Retype the whole listing verbatim and keep the pictures out of it.

--- Data segment ---

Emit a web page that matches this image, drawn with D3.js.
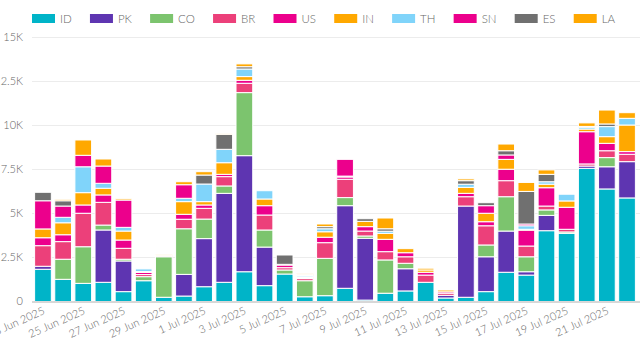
<!DOCTYPE html>
<html>
<head>
<meta charset="utf-8">
<script src="https://cdn.jsdelivr.net/npm/d3@7"></script>
<style>
html,body{margin:0;padding:0;background:#fff;}
svg{display:block;font-family:Lato,"Open Sans",sans-serif;font-weight:300;}
</style>
</head>
<body>
<svg id="chart" width="640" height="350"></svg>
<script>
const dates = ["23 Jun 2025","24 Jun 2025","25 Jun 2025","26 Jun 2025","27 Jun 2025","28 Jun 2025","29 Jun 2025","30 Jun 2025",
"1 Jul 2025","2 Jul 2025","3 Jul 2025","4 Jul 2025","5 Jul 2025","6 Jul 2025","7 Jul 2025","8 Jul 2025","9 Jul 2025","10 Jul 2025",
"11 Jul 2025","12 Jul 2025","13 Jul 2025","14 Jul 2025","15 Jul 2025","16 Jul 2025","17 Jul 2025","18 Jul 2025","19 Jul 2025",
"20 Jul 2025","21 Jul 2025","22 Jul 2025"];
const seriesNames = ["ID","PK","CO","BR","US","IN","TH","SN","ES","LA"];
const seriesColors = ["#00b4c8","#5e35b1","#7cc46e","#ec407a","#ec008c","#ffa800","#80d4fa","#ec008c","#707070","#ffa800"];
const ID = [1830,1260,1030,1090,560,1180,240,310,840,1090,1690,900,1560,270,330,750,80,470,600,1090,200,240,560,1660,1500,4020,3870,7560,6390,5880];
const PK = [170,0,0,2970,1740,0,0,1230,2730,5050,6590,2190,0,0,0,4690,3510,0,1260,0,150,5180,1980,2340,190,870,0,130,1260,2060];
const CO = [0,1140,2080,280,100,230,2300,2590,1110,420,3580,970,230,910,2120,460,130,1890,310,0,0,0,670,1950,850,310,80,0,520,0];
const BR = [1170,1000,1900,1290,620,120,60,540,610,530,530,850,130,120,890,1040,280,470,370,410,120,530,1090,910,610,220,150,120,390,420];
const US = [450,390,470,420,470,120,0,280,190,130,170,530,150,50,310,130,250,700,230,160,80,190,230,650,900,1040,1250,1830,420,150];
const IN = [500,680,700,380,510,50,60,720,190,660,210,380,40,50,310,50,300,340,230,130,100,340,480,560,50,200,360,150,380,1510];
const TH = [0,310,1470,280,210,150,0,190,1000,760,430,470,0,70,170,0,0,120,0,0,0,180,0,0,200,140,380,100,570,380];
const SN = [1600,640,650,980,1550,0,0,770,0,0,0,0,0,0,0,950,0,0,0,0,0,0,430,250,100,0,0,0,0,0];
const ES = [480,300,0,0,0,0,0,0,510,850,130,0,530,50,120,0,150,140,0,0,0,200,170,240,1850,420,0,50,150,0];
const LA = [0,80,870,400,80,0,0,170,190,60,160,0,0,60,150,0,0,610,0,100,0,100,0,380,510,250,0,200,790,320];
const yTicks = [0,2500,5000,7500,10000,12500,15000];
const yTickLabels = ["0","2.5K","5K","7.5K","10K","12.5K","15K"];
const xTickDates = dates.filter((d,i)=>i%2===0);

const seriesValues = [ID,PK,CO,BR,US,IN,TH,SN,ES,LA];
const rows = dates.map((d,i)=>{
  const r = {date:d};
  seriesNames.forEach((s,j)=>{ r[s] = seriesValues[j][i]; });
  return r;
});

const svg = d3.select("#chart");
const x = d3.scaleBand().domain(dates).range([33,637]).paddingInner(0.17).paddingOuter(0.08);
const y = d3.scaleLinear().domain([0,15000]).range([301.5,37.3]);
const color = d3.scaleOrdinal().domain(seriesNames).range(seriesColors);

// grid
svg.append("g").selectAll("line").data(yTicks.slice(1)).join("line")
  .attr("x1",32).attr("x2",640)
  .attr("y1",d=>Math.round(y(d))+0.5).attr("y2",d=>Math.round(y(d))+0.5)
  .attr("stroke","#ececec").attr("stroke-width",1);

// y labels
svg.append("g").selectAll("text").data(yTicks).join("text")
  .attr("x",23).attr("y",d=>y(d)).attr("dy","0.35em")
  .attr("text-anchor","end").attr("font-size",11).attr("fill","#666")
  .text((d,i)=>yTickLabels[i]);

// stacks
const stack = d3.stack().keys(seriesNames)(rows);
svg.append("g").selectAll("g").data(stack).join("g")
  .attr("fill",d=>color(d.key))
  .selectAll("rect").data(d=>d).join("rect")
  .attr("x",d=>x(d.data.date))
  .attr("width",x.bandwidth())
  .attr("y",d=>y(d[1]))
  .attr("height",d=>Math.max(0,y(d[0])-y(d[1])))
  .attr("stroke","#fff").attr("stroke-width",1);

// baseline
svg.append("line").attr("x1",32).attr("x2",640)
  .attr("y1",302).attr("y2",302).attr("stroke","#b0b0b0").attr("stroke-width",1);

// x labels
const xAxis = svg.append("g");
xAxis.selectAll("text").data(xTickDates).join("text")
  .attr("transform",d=>`translate(${x(d)+x.bandwidth()/2+1},${310}) rotate(-24)`)
  .attr("text-anchor","end").attr("dy","0.35em")
  .attr("font-size",11).attr("fill","#666")
  .text(d=>d);

// legend
const leg = svg.append("g");
let lx = 32;
seriesNames.forEach((s,i)=>{
  const g = leg.append("g").attr("transform",`translate(${lx},0)`);
  g.append("rect").attr("x",0).attr("y",14).attr("width",23).attr("height",9).attr("fill",seriesColors[i]);
  const t = g.append("text").attr("x",28).attr("y",18.5).attr("dy","0.35em")
    .attr("font-size",11.5).attr("fill","#666").text(s);
  const w = t.node().getComputedTextLength();
  lx += 28 + w + 18.2;
});
</script>
</body>
</html>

---

*Completed task*
Emit a web page that matches this image, drawn with D3.js.
<!DOCTYPE html>
<html>
<head>
<meta charset="utf-8">
<script src="https://cdn.jsdelivr.net/npm/d3@7"></script>
<style>
html,body{margin:0;padding:0;background:#fff;}
svg{display:block;font-family:Lato,"Open Sans",sans-serif;font-weight:300;}
</style>
</head>
<body>
<svg id="chart" width="640" height="350"></svg>
<script>
const dates = ["23 Jun 2025","24 Jun 2025","25 Jun 2025","26 Jun 2025","27 Jun 2025","28 Jun 2025","29 Jun 2025","30 Jun 2025",
"1 Jul 2025","2 Jul 2025","3 Jul 2025","4 Jul 2025","5 Jul 2025","6 Jul 2025","7 Jul 2025","8 Jul 2025","9 Jul 2025","10 Jul 2025",
"11 Jul 2025","12 Jul 2025","13 Jul 2025","14 Jul 2025","15 Jul 2025","16 Jul 2025","17 Jul 2025","18 Jul 2025","19 Jul 2025",
"20 Jul 2025","21 Jul 2025","22 Jul 2025"];
const seriesNames = ["ID","PK","CO","BR","US","IN","TH","SN","ES","LA"];
const seriesColors = ["#00b4c8","#5e35b1","#7cc46e","#ec407a","#ec008c","#ffa800","#80d4fa","#ec008c","#707070","#ffa800"];
const ID = [1830,1260,1030,1090,560,1180,240,310,840,1090,1690,900,1560,270,330,750,80,470,600,1090,200,240,560,1660,1500,4020,3870,7560,6390,5880];
const PK = [170,0,0,2970,1740,0,0,1230,2730,5050,6590,2190,0,0,0,4690,3510,0,1260,0,150,5180,1980,2340,190,870,0,130,1260,2060];
const CO = [0,1140,2080,280,100,230,2300,2590,1110,420,3580,970,230,910,2120,460,130,1890,310,0,0,0,670,1950,850,310,80,0,520,0];
const BR = [1170,1000,1900,1290,620,120,60,540,610,530,530,850,130,120,890,1040,280,470,370,410,120,530,1090,910,610,220,150,120,390,420];
const US = [450,390,470,420,470,120,0,280,190,130,170,530,150,50,310,130,250,700,230,160,80,190,230,650,900,1040,1250,1830,420,150];
const IN = [500,680,700,380,510,50,60,720,190,660,210,380,40,50,310,50,300,340,230,130,100,340,480,560,50,200,360,150,380,1510];
const TH = [0,310,1470,280,210,150,0,190,1000,760,430,470,0,70,170,0,0,120,0,0,0,180,0,0,200,140,380,100,570,380];
const SN = [1600,640,650,980,1550,0,0,770,0,0,0,0,0,0,0,950,0,0,0,0,0,0,430,250,100,0,0,0,0,0];
const ES = [480,300,0,0,0,0,0,0,510,850,130,0,530,50,120,0,150,140,0,0,0,200,170,240,1850,420,0,50,150,0];
const LA = [0,80,870,400,80,0,0,170,190,60,160,0,0,60,150,0,0,610,0,100,0,100,0,380,510,250,0,200,790,320];
const yTicks = [0,2500,5000,7500,10000,12500,15000];
const yTickLabels = ["0","2.5K","5K","7.5K","10K","12.5K","15K"];
const xTickDates = dates.filter((d,i)=>i%2===0);

const seriesValues = [ID,PK,CO,BR,US,IN,TH,SN,ES,LA];
const rows = dates.map((d,i)=>{
  const r = {date:d};
  seriesNames.forEach((s,j)=>{ r[s] = seriesValues[j][i]; });
  return r;
});

const svg = d3.select("#chart");
const x = d3.scaleBand().domain(dates).range([33,637]).paddingInner(0.17).paddingOuter(0.08);
const y = d3.scaleLinear().domain([0,15000]).range([301.5,37.3]);
const color = d3.scaleOrdinal().domain(seriesNames).range(seriesColors);

// grid
svg.append("g").selectAll("line").data(yTicks.slice(1)).join("line")
  .attr("x1",32).attr("x2",640)
  .attr("y1",d=>Math.round(y(d))+0.5).attr("y2",d=>Math.round(y(d))+0.5)
  .attr("stroke","#ececec").attr("stroke-width",1);

// y labels
svg.append("g").selectAll("text").data(yTicks).join("text")
  .attr("x",23).attr("y",d=>y(d)).attr("dy","0.35em")
  .attr("text-anchor","end").attr("font-size",11).attr("fill","#666")
  .text((d,i)=>yTickLabels[i]);

// stacks
const stack = d3.stack().keys(seriesNames)(rows);
svg.append("g").selectAll("g").data(stack).join("g")
  .attr("fill",d=>color(d.key))
  .selectAll("rect").data(d=>d).join("rect")
  .attr("x",d=>x(d.data.date))
  .attr("width",x.bandwidth())
  .attr("y",d=>y(d[1]))
  .attr("height",d=>Math.max(0,y(d[0])-y(d[1])))
  .attr("stroke","#fff").attr("stroke-width",1);

// baseline
svg.append("line").attr("x1",32).attr("x2",640)
  .attr("y1",302).attr("y2",302).attr("stroke","#b0b0b0").attr("stroke-width",1);

// x labels
const xAxis = svg.append("g");
xAxis.selectAll("text").data(xTickDates).join("text")
  .attr("transform",d=>`translate(${x(d)+x.bandwidth()/2+1},${310}) rotate(-24)`)
  .attr("text-anchor","end").attr("dy","0.35em")
  .attr("font-size",11).attr("fill","#666")
  .text(d=>d);

// legend
const leg = svg.append("g");
let lx = 32;
seriesNames.forEach((s,i)=>{
  const g = leg.append("g").attr("transform",`translate(${lx},0)`);
  g.append("rect").attr("x",0).attr("y",14).attr("width",23).attr("height",9).attr("fill",seriesColors[i]);
  const t = g.append("text").attr("x",28).attr("y",18.5).attr("dy","0.35em")
    .attr("font-size",11.5).attr("fill","#666").text(s);
  const w = t.node().getComputedTextLength();
  lx += 28 + w + 18.2;
});
</script>
</body>
</html>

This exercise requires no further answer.